Despite every effort to warn against the societal dangers of spectacle, “Nope” rouses an extravagant spectacle in itself — though this irony is undoubtedly a precise thematic decision by director-genius Jordan Peele. The film masterfully handles a cinematic double-edged sword, providing the horror thrills audiences expect from a horror film but also delivering striking results in the fields of production design, visual effects and purposeful scriptwriting.

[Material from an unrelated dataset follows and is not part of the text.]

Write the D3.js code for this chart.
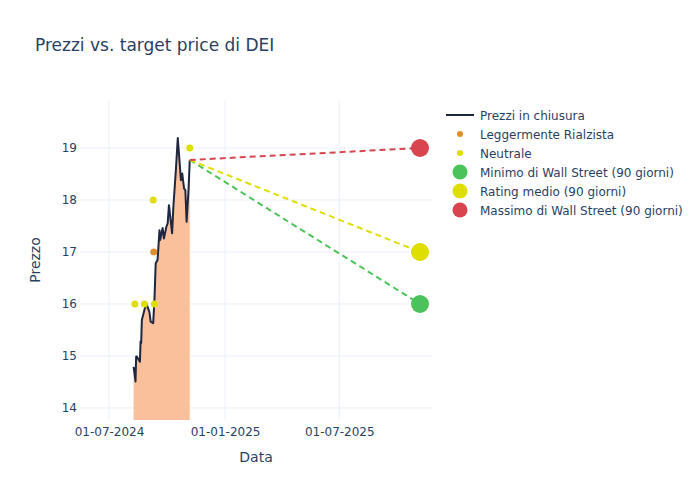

3. “Marcel the Shell with Shoes On”

Last year, unexpectedly, was an incredible one for stop-motion animation. While “Guillermo Del Toro’s Pinocchio” meticulously crafted an entirely original world out of the clay pitting of our own, “Marcel the Shell with Shoes On” took the antithetical approach, fusing live-action elements with the quaint, dusty corners of a playful imagination. Most of the characters of the film are seashells with googly eyes stickered onto them, but, even with a protagonist weighing less than an ounce, “Marcel the Shell with Shoes On” manages to tackle one of the most ambitious family-search stories portrayed in recent cinema.

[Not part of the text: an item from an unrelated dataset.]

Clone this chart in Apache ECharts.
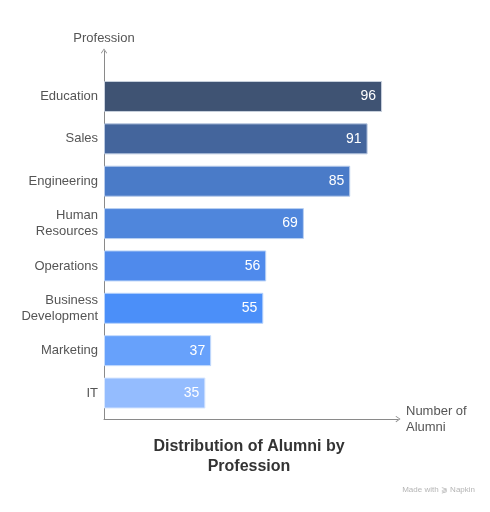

2. “The Banshees of Inisherin”

It’s impossible to explain “The Banshees of Inisherin” to someone unfamiliar with it. Any kind of simplification of the film’s packed style makes it appear gaudily whimsical. The film’s cast is aggressively Irish. The plot centers around the sudden — and messy — breakup of an eccentric male friendship. Colin Farrell’s character is child-like and, at times, exceedingly pathetic. However, a magical thing happens when each of the film’s parts are combined. Absurd comedy and existential bleakness mix to form a unique tonal richness, and, although “The Banshees of Inisherin” takes many innovative risks, each one succeeds, giving the film a textural quality unlike anything else this year.

1. “Cha Cha Real Smooth”

“Cha Cha Real Smooth” is the only film on this list that was not nominated for an Academy Award, and, in fact, it seems this film is not very well known by a general audience, which is a terrible shame. “Cha Cha Real Smooth,” while perhaps not for everyone, strikes an endearing balance between the last generation’s slice-of-life indie movement and the still developing, slightly awkward humor of Generation Z. While the film does not have the grandiose innovativeness that any of the other entries on this list possesses, “Cha Cha Real Smooth” portrays young-and-lost, modern life in a grounded — and at times wildly hilarious — way, staking itself as one of our generations most culturally attuned and effortlessly relatable films.